>>>

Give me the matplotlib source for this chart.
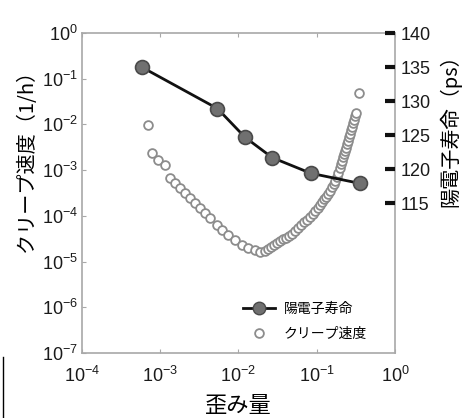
import numpy as np
import matplotlib
matplotlib.use("Agg")
import matplotlib.pyplot as plt
from matplotlib.lines import Line2D

plt.rcParams['font.family'] = ['Liberation Sans', 'Noto Sans CJK JP', 'DejaVu Sans']
plt.rcParams['mathtext.fontset'] = 'custom'
plt.rcParams['mathtext.rm'] = 'Liberation Sans'
plt.rcParams['mathtext.it'] = 'Liberation Sans'
plt.rcParams['mathtext.default'] = 'regular'

# Positron lifetime (right axis)
pos_strain = [5.8e-4, 5.4e-3, 1.21e-2, 2.7e-2, 8.4e-2, 3.6e-1]
pos_lifetime = [135.0, 128.9, 124.7, 121.7, 119.4, 117.9]

# Creep rate (left axis), log10 values
creep_strain_log = [-3.156, -3.109, -3.024, -2.939, -2.875, -2.811, -2.747, -2.683, -2.619,
                    -2.555, -2.491, -2.427, -2.363, -2.277, -2.214, -2.129, -2.043, -1.958,
                    -1.873, -1.788, -1.724,
                    -1.660, -1.621, -1.583, -1.545, -1.506, -1.468, -1.430, -1.391, -1.353,
                    -1.315, -1.276, -1.238, -1.199, -1.161, -1.123, -1.084, -1.052, -1.020,
                    -0.988, -0.957, -0.931, -0.905, -0.880, -0.854, -0.829, -0.803, -0.784,
                    -0.765, -0.746, -0.726, -0.707, -0.688, -0.675, -0.662, -0.650, -0.637,
                    -0.624, -0.611, -0.598, -0.586, -0.573, -0.560, -0.547, -0.535, -0.522,
                    -0.509, -0.496, -0.464]
creep_rate_log = [-2.013, -2.632, -2.779, -2.888, -3.179, -3.289, -3.398, -3.508, -3.617,
                  -3.726, -3.836, -3.945, -4.055, -4.201, -4.311, -4.420, -4.530, -4.639,
                  -4.711, -4.748, -4.786,
                  -4.759, -4.726, -4.689, -4.643, -4.597, -4.551, -4.515, -4.479, -4.443,
                  -4.389, -4.327, -4.265, -4.204, -4.144, -4.085, -4.026, -3.961, -3.895,
                  -3.829, -3.764, -3.702, -3.641, -3.580, -3.519, -3.457, -3.370, -3.304,
                  -3.239, -3.147, -3.055, -2.963, -2.862, -2.792, -2.722, -2.652, -2.582,
                  -2.508, -2.433, -2.359, -2.284, -2.210, -2.129, -2.050, -1.969, -1.897,
                  -1.823, -1.751, -1.313]

right_ticks = [115, 120, 125, 130, 135, 140]

creep_strain = 10.0 ** np.array(creep_strain_log)
creep_rate = 10.0 ** np.array(creep_rate_log)

fig = plt.figure(figsize=(4.68, 4.18), dpi=100)
ax = fig.add_axes([0.175, 0.1555, 0.669, 0.7655])
ax.set_xscale('log')
ax.set_yscale('log')
ax.set_xlim(1e-4, 1e0)
ax.set_ylim(1e-7, 1e0)

ax.plot(creep_strain, creep_rate, linestyle='none', marker='o', markersize=6.3,
        markerfacecolor='white', markeredgecolor='#8c8c8c', markeredgewidth=1.3, zorder=3)

for s in ax.spines.values():
    s.set_color('#a8a8a8')
    s.set_linewidth(1.2)
ax.tick_params(which='both', direction='in', colors='#a8a8a8', labelcolor='#1a1a1a',
               labelsize=13, top=True, right=False)
ax.tick_params(which='major', length=3)
ax.tick_params(axis='x', pad=9)
ax.tick_params(axis='y', pad=3)
ax.tick_params(which='minor', length=0)
ax.set_xticks([1e-4, 1e-3, 1e-2, 1e-1, 1e0])
ax.set_yticks([1e-7, 1e-6, 1e-5, 1e-4, 1e-3, 1e-2, 1e-1, 1e0])
ax.set_xlabel('歪み量', fontsize=16, family=['Noto Sans CJK JP'])
ax.xaxis.set_label_coords(0.50, -0.128)
ax.set_ylabel('クリープ速度（1/h）', fontsize=14.5, family=['Noto Sans CJK JP', 'Liberation Sans'])
ax.yaxis.set_label_coords(-0.144, 0.617)

ax2 = ax.twinx()
ax2.set_ylim(93, 140)
ax2.plot(pos_strain, pos_lifetime, color='#111111', linewidth=2.0, marker='o',
         markersize=10, markerfacecolor='#707070', markeredgecolor='#4a4a4a',
         markeredgewidth=1.2, zorder=4)
for s in ax2.spines.values():
    s.set_visible(False)
ax2.set_yticks(right_ticks)
ax2.tick_params(axis='y', direction='in', length=7, width=3, color='#111111',
                labelsize=13, labelcolor='#1a1a1a', pad=4)
ax2.set_ylabel('陽電子寿命（ps）', fontsize=14.5, family=['Noto Sans CJK JP', 'Liberation Sans'])
ax2.yaxis.set_label_coords(1.142, 0.71)

handles = [Line2D([], [], color='#111111', linewidth=2.0, marker='o', markersize=9,
                  markerfacecolor='#707070', markeredgecolor='#4a4a4a'),
           Line2D([], [], linestyle='none', marker='o', markersize=6.3,
                  markerfacecolor='white', markeredgecolor='#8c8c8c', markeredgewidth=1.3)]
ax2.legend(handles, ['陽電子寿命', 'クリープ速度'], loc='lower right',
           bbox_to_anchor=(0.95, 0.0), frameon=False,
           prop={'family': ['Noto Sans CJK JP'], 'size': 10}, handlelength=2.3,
           handletextpad=0.6, labelspacing=0.75)

fig.add_artist(Line2D([0.007, 0.007], [0.0, 0.145], color='black', linewidth=1.0))

fig.savefig('out.png', dpi=100)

<<<

*Your objective*
Print the data above verbatim from the first line through the line holding "pos_lifetime = [135.0, 128.9, 124.7, 121.7, 119.4, 117.9]", leaving every picture out.

*Complete answer*
Give me the matplotlib source for this chart.
import numpy as np
import matplotlib
matplotlib.use("Agg")
import matplotlib.pyplot as plt
from matplotlib.lines import Line2D

plt.rcParams['font.family'] = ['Liberation Sans', 'Noto Sans CJK JP', 'DejaVu Sans']
plt.rcParams['mathtext.fontset'] = 'custom'
plt.rcParams['mathtext.rm'] = 'Liberation Sans'
plt.rcParams['mathtext.it'] = 'Liberation Sans'
plt.rcParams['mathtext.default'] = 'regular'

# Positron lifetime (right axis)
pos_strain = [5.8e-4, 5.4e-3, 1.21e-2, 2.7e-2, 8.4e-2, 3.6e-1]
pos_lifetime = [135.0, 128.9, 124.7, 121.7, 119.4, 117.9]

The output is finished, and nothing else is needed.